■ Entries supplied:
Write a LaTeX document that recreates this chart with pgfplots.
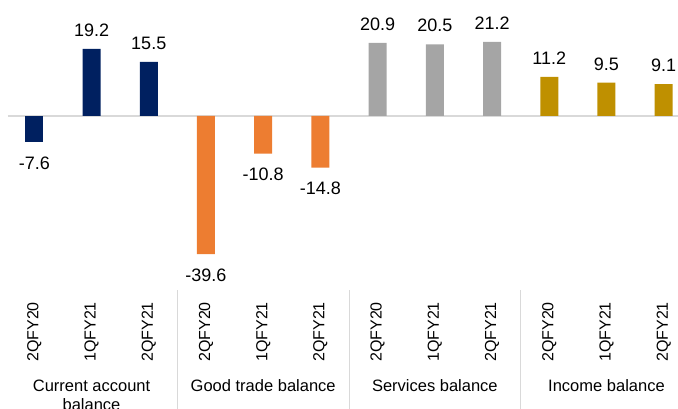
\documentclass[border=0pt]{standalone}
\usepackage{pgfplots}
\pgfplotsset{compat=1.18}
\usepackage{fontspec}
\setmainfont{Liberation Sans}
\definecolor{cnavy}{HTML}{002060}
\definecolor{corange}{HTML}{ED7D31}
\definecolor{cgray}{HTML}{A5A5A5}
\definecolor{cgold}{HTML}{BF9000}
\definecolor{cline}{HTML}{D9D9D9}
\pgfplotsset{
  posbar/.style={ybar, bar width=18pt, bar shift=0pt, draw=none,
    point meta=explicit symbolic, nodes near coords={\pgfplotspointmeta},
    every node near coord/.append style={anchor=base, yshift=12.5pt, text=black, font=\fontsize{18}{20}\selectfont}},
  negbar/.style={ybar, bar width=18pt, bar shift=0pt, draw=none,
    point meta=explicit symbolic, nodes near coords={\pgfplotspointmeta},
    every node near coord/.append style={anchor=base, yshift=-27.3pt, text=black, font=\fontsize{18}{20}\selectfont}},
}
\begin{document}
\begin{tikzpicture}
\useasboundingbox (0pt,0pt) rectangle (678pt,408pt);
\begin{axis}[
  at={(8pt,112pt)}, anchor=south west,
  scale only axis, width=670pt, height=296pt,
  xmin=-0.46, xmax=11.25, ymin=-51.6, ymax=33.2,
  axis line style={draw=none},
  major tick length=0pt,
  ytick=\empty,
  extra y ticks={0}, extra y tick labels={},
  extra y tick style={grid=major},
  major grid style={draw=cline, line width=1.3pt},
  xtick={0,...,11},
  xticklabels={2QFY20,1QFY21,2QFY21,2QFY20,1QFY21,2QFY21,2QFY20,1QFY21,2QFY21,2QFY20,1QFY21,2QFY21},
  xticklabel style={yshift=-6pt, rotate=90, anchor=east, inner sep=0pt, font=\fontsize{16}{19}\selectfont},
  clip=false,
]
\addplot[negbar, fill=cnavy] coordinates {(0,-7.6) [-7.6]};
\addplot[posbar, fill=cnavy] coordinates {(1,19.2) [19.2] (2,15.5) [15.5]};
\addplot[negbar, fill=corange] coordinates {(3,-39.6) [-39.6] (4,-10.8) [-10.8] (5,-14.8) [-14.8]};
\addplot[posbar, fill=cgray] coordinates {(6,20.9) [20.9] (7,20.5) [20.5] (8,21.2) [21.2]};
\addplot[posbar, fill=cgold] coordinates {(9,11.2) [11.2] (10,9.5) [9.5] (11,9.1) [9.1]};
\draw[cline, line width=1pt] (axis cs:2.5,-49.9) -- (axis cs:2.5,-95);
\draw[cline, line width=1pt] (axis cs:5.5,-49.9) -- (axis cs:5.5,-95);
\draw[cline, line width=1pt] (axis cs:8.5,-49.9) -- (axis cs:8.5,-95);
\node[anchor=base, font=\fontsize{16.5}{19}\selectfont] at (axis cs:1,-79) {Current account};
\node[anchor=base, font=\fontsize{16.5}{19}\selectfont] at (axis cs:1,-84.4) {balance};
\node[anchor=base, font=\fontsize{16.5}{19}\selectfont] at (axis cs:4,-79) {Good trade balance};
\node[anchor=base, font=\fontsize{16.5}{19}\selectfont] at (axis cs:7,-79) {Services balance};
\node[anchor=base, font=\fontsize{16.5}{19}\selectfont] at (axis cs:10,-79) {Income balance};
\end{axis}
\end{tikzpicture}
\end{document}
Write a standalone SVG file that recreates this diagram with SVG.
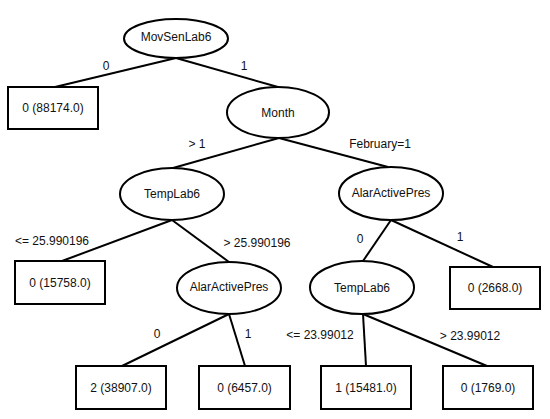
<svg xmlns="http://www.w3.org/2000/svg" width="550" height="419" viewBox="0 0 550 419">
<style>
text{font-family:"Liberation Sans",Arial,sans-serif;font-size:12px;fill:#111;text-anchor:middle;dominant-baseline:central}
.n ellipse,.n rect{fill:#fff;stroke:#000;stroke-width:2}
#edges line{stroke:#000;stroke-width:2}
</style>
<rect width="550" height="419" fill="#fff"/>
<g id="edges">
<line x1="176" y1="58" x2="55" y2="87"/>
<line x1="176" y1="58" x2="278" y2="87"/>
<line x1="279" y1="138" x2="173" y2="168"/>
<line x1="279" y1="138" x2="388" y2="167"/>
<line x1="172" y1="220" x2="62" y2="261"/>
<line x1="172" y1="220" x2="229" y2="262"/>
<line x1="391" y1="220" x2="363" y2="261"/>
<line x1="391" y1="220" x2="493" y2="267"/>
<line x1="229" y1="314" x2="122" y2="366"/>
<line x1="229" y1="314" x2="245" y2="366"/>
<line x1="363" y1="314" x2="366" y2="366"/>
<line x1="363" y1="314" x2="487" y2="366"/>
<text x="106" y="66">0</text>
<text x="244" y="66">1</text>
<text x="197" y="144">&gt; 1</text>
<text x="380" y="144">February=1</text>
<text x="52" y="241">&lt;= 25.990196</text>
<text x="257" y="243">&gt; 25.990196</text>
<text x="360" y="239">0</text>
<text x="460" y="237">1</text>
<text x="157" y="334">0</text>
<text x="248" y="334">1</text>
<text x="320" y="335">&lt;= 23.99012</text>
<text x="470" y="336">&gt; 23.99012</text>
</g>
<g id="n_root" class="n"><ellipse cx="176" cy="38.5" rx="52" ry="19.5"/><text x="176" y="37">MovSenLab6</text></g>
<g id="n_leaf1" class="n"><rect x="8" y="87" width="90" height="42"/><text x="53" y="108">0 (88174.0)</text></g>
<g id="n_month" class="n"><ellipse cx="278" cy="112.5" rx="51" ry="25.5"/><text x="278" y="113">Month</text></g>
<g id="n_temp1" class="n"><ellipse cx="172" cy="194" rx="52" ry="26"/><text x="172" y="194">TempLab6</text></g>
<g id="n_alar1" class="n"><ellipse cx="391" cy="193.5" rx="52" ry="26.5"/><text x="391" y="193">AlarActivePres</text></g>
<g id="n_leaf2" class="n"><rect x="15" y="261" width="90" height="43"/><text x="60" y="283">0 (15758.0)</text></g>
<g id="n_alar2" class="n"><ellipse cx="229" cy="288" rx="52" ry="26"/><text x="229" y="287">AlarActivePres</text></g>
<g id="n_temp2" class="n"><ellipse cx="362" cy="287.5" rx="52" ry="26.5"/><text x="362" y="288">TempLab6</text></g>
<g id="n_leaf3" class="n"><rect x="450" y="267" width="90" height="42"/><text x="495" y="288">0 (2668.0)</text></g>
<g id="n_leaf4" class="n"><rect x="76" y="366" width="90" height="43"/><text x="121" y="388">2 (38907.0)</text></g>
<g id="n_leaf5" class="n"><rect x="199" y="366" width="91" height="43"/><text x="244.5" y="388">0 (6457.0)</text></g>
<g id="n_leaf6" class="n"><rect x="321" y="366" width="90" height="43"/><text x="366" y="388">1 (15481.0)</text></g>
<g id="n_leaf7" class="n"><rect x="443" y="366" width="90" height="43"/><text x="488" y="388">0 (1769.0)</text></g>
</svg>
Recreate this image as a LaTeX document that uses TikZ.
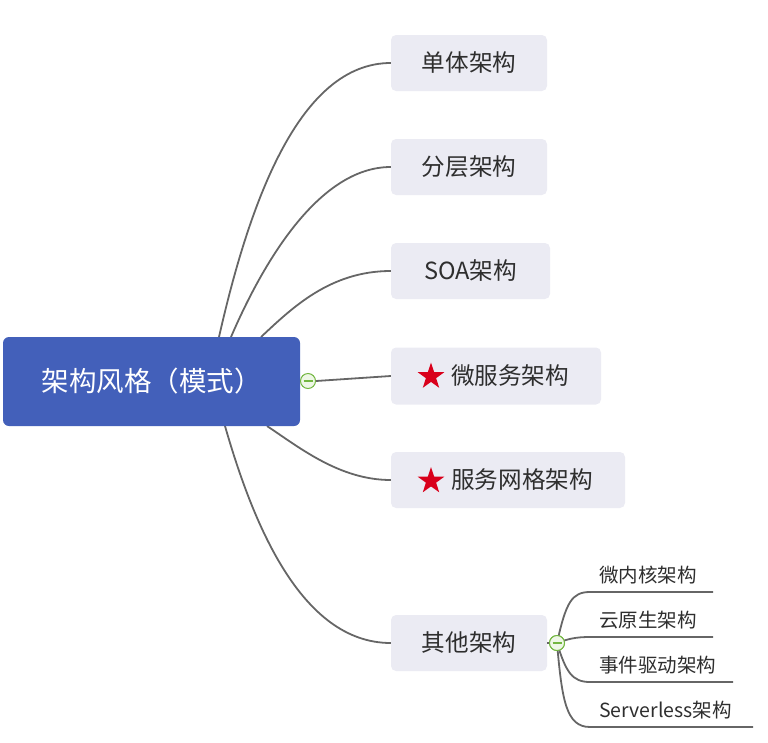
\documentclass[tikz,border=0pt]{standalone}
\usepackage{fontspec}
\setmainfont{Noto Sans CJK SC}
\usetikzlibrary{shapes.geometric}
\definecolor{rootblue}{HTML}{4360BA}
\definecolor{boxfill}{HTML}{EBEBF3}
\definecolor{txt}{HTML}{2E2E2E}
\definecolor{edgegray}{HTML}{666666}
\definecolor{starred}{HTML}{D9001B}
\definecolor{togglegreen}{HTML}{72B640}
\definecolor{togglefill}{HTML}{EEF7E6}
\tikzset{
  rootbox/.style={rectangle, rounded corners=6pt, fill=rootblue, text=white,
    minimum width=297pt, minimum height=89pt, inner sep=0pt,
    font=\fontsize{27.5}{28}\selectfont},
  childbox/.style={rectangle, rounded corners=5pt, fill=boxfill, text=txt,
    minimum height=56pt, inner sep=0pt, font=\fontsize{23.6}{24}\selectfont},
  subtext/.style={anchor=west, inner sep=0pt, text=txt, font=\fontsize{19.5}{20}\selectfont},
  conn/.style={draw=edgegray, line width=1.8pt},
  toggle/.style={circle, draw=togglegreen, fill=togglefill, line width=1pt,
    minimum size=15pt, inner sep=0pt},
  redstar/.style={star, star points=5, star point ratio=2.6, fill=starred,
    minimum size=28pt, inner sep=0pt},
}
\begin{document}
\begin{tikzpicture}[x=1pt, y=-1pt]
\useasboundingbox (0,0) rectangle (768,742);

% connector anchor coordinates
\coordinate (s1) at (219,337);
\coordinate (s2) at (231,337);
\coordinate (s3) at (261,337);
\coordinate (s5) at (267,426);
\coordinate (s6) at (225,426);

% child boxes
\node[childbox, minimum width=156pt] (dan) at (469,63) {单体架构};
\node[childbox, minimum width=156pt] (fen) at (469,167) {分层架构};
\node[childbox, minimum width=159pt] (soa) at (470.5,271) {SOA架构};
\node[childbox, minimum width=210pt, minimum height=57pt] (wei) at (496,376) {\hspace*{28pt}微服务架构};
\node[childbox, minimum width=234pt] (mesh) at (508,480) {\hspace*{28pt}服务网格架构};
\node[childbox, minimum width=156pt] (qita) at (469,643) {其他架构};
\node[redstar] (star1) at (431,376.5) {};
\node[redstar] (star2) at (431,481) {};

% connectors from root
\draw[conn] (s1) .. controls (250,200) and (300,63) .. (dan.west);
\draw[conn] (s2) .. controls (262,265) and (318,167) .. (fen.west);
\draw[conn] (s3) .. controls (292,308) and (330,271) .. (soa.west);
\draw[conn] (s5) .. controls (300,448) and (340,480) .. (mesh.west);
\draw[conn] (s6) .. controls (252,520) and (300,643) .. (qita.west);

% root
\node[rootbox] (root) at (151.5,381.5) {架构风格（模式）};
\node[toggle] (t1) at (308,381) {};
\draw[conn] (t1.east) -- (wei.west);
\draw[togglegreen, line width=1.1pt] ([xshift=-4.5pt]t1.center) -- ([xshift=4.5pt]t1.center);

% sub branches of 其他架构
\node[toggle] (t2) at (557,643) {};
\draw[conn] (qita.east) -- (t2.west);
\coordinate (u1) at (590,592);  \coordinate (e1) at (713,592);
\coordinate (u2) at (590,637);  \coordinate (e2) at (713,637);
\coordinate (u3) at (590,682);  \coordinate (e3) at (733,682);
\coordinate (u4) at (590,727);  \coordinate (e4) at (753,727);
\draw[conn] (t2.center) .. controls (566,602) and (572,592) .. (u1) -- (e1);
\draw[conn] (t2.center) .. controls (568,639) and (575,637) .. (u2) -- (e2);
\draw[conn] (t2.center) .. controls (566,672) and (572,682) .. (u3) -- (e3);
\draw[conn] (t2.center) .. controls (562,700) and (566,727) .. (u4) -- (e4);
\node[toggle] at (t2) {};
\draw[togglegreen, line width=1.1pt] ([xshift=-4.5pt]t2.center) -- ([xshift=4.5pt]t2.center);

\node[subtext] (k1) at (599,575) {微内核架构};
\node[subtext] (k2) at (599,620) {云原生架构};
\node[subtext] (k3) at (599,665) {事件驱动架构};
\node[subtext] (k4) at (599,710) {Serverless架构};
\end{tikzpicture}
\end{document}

■ Exercise requirements: Copy the lines above exactly, starting with the line that contains "Recreate this image" and ending with the line that contains "(star2) at (431,481)", and leave out any pictures.

■ Result:
Recreate this image as a LaTeX document that uses TikZ.
\documentclass[tikz,border=0pt]{standalone}
\usepackage{fontspec}
\setmainfont{Noto Sans CJK SC}
\usetikzlibrary{shapes.geometric}
\definecolor{rootblue}{HTML}{4360BA}
\definecolor{boxfill}{HTML}{EBEBF3}
\definecolor{txt}{HTML}{2E2E2E}
\definecolor{edgegray}{HTML}{666666}
\definecolor{starred}{HTML}{D9001B}
\definecolor{togglegreen}{HTML}{72B640}
\definecolor{togglefill}{HTML}{EEF7E6}
\tikzset{
  rootbox/.style={rectangle, rounded corners=6pt, fill=rootblue, text=white,
    minimum width=297pt, minimum height=89pt, inner sep=0pt,
    font=\fontsize{27.5}{28}\selectfont},
  childbox/.style={rectangle, rounded corners=5pt, fill=boxfill, text=txt,
    minimum height=56pt, inner sep=0pt, font=\fontsize{23.6}{24}\selectfont},
  subtext/.style={anchor=west, inner sep=0pt, text=txt, font=\fontsize{19.5}{20}\selectfont},
  conn/.style={draw=edgegray, line width=1.8pt},
  toggle/.style={circle, draw=togglegreen, fill=togglefill, line width=1pt,
    minimum size=15pt, inner sep=0pt},
  redstar/.style={star, star points=5, star point ratio=2.6, fill=starred,
    minimum size=28pt, inner sep=0pt},
}
\begin{document}
\begin{tikzpicture}[x=1pt, y=-1pt]
\useasboundingbox (0,0) rectangle (768,742);

% connector anchor coordinates
\coordinate (s1) at (219,337);
\coordinate (s2) at (231,337);
\coordinate (s3) at (261,337);
\coordinate (s5) at (267,426);
\coordinate (s6) at (225,426);

% child boxes
\node[childbox, minimum width=156pt] (dan) at (469,63) {单体架构};
\node[childbox, minimum width=156pt] (fen) at (469,167) {分层架构};
\node[childbox, minimum width=159pt] (soa) at (470.5,271) {SOA架构};
\node[childbox, minimum width=210pt, minimum height=57pt] (wei) at (496,376) {\hspace*{28pt}微服务架构};
\node[childbox, minimum width=234pt] (mesh) at (508,480) {\hspace*{28pt}服务网格架构};
\node[childbox, minimum width=156pt] (qita) at (469,643) {其他架构};
\node[redstar] (star1) at (431,376.5) {};
\node[redstar] (star2) at (431,481) {};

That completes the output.